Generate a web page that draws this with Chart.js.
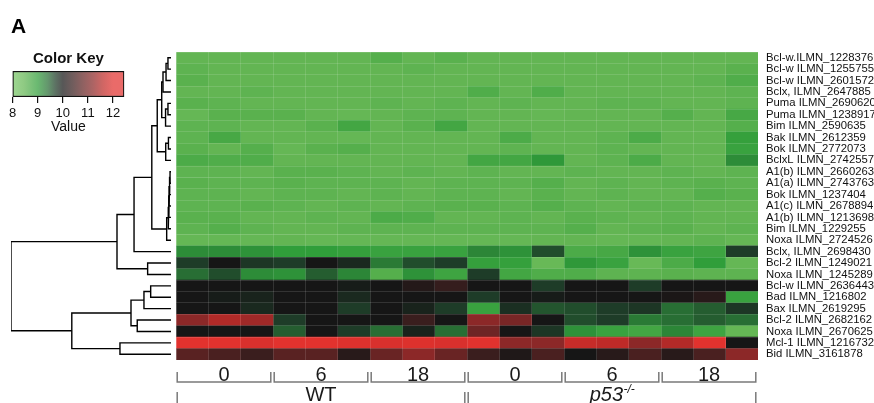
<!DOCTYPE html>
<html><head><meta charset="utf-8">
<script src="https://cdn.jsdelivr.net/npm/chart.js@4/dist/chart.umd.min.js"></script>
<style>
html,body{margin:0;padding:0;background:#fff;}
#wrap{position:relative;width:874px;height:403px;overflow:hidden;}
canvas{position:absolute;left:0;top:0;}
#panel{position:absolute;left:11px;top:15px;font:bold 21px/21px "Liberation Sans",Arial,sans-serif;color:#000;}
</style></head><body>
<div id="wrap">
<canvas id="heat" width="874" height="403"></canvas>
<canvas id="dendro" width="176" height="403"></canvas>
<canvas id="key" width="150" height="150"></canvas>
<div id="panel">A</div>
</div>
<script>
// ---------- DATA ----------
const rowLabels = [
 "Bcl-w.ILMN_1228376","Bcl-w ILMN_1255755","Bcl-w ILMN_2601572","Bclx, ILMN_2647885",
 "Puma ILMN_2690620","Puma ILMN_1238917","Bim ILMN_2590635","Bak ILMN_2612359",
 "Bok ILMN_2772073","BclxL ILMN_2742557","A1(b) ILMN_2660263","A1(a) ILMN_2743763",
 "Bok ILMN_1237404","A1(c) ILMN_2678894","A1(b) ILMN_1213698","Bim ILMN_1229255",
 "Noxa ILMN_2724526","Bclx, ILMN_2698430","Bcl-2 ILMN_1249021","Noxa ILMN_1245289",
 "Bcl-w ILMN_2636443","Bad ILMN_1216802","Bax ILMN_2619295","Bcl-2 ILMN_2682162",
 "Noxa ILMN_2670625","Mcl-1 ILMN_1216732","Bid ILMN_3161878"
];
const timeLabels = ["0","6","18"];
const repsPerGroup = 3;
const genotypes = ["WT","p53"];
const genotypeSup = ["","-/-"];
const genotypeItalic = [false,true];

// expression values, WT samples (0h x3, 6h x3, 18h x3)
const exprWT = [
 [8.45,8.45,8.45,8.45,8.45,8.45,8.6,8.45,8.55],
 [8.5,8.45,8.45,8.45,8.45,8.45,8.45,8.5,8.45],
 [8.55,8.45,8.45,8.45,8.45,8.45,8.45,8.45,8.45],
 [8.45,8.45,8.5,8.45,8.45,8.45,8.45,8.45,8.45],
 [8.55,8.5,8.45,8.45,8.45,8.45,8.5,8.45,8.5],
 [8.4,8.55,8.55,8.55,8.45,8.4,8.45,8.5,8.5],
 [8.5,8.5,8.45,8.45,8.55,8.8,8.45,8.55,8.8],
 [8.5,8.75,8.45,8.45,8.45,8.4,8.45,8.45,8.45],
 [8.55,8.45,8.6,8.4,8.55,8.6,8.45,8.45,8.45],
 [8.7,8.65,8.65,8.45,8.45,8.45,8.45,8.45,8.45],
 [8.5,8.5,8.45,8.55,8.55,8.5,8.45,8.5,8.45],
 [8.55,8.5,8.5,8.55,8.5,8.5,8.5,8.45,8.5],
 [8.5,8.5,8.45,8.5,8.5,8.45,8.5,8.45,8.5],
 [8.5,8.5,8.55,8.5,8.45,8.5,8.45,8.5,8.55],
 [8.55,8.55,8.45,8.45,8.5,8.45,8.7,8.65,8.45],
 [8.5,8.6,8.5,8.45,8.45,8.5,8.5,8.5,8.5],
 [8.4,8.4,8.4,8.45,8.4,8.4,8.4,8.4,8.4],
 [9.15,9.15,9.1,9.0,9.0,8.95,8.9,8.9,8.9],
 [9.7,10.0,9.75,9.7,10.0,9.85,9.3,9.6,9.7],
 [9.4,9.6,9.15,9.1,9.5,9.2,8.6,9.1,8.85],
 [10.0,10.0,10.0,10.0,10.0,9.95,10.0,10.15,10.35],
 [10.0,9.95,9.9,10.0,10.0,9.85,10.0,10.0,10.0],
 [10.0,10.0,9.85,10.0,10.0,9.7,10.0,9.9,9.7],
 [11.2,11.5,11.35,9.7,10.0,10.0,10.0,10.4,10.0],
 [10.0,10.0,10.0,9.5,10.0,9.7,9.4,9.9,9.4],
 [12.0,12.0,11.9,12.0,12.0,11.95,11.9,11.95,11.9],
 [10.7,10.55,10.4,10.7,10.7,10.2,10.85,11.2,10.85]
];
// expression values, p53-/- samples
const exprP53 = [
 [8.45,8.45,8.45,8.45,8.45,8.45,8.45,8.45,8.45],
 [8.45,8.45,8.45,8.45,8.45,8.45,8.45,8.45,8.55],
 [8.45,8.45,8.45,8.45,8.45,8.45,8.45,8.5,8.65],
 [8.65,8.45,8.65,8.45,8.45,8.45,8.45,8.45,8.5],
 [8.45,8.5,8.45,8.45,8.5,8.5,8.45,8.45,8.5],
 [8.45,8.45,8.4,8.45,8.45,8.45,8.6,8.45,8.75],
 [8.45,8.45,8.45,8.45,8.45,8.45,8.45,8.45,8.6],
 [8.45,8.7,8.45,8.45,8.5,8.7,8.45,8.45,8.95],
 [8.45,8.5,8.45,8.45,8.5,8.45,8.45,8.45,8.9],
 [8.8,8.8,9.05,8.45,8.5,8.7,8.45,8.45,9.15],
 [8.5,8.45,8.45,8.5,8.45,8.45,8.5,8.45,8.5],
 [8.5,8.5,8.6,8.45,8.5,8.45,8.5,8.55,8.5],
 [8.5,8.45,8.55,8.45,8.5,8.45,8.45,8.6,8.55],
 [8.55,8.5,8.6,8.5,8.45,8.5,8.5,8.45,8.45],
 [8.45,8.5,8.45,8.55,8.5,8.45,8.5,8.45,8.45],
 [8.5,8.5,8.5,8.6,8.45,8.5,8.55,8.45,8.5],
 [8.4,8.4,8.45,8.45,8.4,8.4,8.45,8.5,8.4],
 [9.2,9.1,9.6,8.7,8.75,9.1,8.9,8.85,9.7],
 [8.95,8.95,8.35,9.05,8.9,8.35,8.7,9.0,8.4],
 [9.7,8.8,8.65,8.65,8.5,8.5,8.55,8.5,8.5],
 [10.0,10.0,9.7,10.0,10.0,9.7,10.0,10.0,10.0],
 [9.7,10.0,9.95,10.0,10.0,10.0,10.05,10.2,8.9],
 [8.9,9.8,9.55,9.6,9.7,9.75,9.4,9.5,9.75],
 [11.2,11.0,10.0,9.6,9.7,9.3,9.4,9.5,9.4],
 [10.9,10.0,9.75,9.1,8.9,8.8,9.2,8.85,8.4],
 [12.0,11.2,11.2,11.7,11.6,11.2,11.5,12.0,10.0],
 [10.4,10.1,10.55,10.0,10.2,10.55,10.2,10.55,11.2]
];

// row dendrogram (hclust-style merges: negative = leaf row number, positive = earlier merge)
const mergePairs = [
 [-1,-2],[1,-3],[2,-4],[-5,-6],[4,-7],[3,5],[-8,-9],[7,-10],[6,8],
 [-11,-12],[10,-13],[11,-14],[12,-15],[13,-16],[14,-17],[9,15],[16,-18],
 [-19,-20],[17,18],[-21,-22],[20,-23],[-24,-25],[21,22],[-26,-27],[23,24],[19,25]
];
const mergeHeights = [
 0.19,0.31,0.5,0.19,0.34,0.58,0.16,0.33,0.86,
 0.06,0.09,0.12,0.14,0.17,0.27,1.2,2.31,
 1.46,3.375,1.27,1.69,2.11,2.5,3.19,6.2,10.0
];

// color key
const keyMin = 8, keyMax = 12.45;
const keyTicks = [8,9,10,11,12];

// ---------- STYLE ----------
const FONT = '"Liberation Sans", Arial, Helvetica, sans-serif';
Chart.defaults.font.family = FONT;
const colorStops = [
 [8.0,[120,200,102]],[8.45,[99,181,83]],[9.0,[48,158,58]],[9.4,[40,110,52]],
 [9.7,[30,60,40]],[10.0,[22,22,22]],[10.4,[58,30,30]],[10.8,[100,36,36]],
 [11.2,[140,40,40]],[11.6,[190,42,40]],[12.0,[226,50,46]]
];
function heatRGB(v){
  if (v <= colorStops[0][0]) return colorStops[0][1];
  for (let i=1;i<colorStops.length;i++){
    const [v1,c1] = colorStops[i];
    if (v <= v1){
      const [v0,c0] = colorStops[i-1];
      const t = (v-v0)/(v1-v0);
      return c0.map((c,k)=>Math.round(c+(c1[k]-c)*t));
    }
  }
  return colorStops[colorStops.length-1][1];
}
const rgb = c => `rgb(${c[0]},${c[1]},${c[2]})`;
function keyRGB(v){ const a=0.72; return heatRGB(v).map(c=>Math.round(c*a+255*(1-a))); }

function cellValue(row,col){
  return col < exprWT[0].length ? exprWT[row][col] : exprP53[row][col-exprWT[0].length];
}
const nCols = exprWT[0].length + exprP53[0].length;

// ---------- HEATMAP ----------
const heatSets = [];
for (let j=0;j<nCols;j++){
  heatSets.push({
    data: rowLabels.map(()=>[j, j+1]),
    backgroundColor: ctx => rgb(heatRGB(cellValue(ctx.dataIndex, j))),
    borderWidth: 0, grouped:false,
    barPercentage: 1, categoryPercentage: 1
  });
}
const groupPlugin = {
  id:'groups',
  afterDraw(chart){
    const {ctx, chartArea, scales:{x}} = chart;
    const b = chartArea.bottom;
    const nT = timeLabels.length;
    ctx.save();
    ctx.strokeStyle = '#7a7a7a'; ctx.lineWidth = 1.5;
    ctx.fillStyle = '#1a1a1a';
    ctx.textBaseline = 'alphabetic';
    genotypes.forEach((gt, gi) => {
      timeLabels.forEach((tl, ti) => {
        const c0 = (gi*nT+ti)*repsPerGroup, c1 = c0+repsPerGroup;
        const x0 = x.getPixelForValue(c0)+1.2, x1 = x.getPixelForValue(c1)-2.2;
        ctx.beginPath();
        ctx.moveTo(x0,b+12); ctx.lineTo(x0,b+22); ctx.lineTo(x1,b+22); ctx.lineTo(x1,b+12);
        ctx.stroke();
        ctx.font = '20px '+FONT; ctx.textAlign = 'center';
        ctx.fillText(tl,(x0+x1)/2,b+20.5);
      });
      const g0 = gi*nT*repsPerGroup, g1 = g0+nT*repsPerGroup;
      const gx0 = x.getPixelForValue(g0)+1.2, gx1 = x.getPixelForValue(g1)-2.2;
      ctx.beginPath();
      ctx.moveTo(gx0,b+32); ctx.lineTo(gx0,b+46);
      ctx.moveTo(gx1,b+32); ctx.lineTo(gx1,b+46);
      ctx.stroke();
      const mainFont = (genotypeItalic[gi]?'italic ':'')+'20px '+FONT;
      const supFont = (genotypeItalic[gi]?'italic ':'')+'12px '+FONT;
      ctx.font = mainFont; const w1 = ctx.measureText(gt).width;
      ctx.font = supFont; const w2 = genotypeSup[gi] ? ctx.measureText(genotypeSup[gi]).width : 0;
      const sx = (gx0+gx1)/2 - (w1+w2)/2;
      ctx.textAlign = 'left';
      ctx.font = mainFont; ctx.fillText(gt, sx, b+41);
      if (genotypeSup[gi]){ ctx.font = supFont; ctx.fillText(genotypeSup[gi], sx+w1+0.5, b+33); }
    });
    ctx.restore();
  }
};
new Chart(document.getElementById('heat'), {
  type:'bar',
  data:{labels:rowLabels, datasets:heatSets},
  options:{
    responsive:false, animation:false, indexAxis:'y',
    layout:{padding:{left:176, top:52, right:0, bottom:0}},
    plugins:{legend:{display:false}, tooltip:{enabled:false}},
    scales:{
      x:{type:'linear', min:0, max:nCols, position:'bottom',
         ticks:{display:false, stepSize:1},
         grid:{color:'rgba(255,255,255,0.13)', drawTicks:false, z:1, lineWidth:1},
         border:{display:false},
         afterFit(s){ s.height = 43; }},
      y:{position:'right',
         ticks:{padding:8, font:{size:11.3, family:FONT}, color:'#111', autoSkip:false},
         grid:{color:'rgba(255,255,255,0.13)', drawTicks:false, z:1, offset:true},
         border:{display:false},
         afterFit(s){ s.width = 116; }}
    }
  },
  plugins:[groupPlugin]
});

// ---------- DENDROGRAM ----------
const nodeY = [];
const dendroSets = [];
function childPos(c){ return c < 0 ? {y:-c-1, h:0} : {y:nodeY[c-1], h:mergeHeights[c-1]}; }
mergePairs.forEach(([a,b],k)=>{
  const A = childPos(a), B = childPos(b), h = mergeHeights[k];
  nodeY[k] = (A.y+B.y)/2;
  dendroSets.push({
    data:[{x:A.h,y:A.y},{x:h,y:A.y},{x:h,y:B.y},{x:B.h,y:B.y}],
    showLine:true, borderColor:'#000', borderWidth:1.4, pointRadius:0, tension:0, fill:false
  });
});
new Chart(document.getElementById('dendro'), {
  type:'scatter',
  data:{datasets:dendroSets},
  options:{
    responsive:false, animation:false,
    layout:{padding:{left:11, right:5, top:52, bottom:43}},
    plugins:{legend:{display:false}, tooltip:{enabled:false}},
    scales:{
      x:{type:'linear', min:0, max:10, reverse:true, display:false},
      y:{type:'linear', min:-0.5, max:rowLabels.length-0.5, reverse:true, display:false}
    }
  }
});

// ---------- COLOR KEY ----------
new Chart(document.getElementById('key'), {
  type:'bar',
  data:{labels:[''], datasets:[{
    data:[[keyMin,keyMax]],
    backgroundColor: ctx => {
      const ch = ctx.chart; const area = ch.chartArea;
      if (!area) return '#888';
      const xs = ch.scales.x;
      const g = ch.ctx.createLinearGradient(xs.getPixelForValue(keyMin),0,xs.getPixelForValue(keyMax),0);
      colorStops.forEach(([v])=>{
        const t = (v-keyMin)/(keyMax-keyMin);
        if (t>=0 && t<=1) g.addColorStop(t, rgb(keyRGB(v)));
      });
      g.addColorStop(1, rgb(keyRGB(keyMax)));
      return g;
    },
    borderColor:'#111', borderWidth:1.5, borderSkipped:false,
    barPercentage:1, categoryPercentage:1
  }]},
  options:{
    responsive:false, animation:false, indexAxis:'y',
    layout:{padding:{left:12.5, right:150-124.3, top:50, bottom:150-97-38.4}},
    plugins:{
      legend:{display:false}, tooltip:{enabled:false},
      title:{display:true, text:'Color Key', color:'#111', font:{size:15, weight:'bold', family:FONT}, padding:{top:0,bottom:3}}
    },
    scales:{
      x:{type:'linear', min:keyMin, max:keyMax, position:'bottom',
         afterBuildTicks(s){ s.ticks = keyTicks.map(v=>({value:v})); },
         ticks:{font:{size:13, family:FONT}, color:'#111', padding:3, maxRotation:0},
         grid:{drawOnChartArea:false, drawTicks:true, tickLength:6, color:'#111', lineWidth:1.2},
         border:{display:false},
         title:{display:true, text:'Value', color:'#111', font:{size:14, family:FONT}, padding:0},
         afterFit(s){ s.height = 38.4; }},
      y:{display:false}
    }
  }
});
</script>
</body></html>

» **Challenge**
Extract the lines exactly, please: the first line of the listing, the line with "const genotypeItalic = [false,true];", and every line between them, but no pictures.

» **Solution to this task**
Generate a web page that draws this with Chart.js.
<!DOCTYPE html>
<html><head><meta charset="utf-8">
<script src="https://cdn.jsdelivr.net/npm/chart.js@4/dist/chart.umd.min.js"></script>
<style>
html,body{margin:0;padding:0;background:#fff;}
#wrap{position:relative;width:874px;height:403px;overflow:hidden;}
canvas{position:absolute;left:0;top:0;}
#panel{position:absolute;left:11px;top:15px;font:bold 21px/21px "Liberation Sans",Arial,sans-serif;color:#000;}
</style></head><body>
<div id="wrap">
<canvas id="heat" width="874" height="403"></canvas>
<canvas id="dendro" width="176" height="403"></canvas>
<canvas id="key" width="150" height="150"></canvas>
<div id="panel">A</div>
</div>
<script>
// ---------- DATA ----------
const rowLabels = [
 "Bcl-w.ILMN_1228376","Bcl-w ILMN_1255755","Bcl-w ILMN_2601572","Bclx, ILMN_2647885",
 "Puma ILMN_2690620","Puma ILMN_1238917","Bim ILMN_2590635","Bak ILMN_2612359",
 "Bok ILMN_2772073","BclxL ILMN_2742557","A1(b) ILMN_2660263","A1(a) ILMN_2743763",
 "Bok ILMN_1237404","A1(c) ILMN_2678894","A1(b) ILMN_1213698","Bim ILMN_1229255",
 "Noxa ILMN_2724526","Bclx, ILMN_2698430","Bcl-2 ILMN_1249021","Noxa ILMN_1245289",
 "Bcl-w ILMN_2636443","Bad ILMN_1216802","Bax ILMN_2619295","Bcl-2 ILMN_2682162",
 "Noxa ILMN_2670625","Mcl-1 ILMN_1216732","Bid ILMN_3161878"
];
const timeLabels = ["0","6","18"];
const repsPerGroup = 3;
const genotypes = ["WT","p53"];
const genotypeSup = ["","-/-"];
const genotypeItalic = [false,true];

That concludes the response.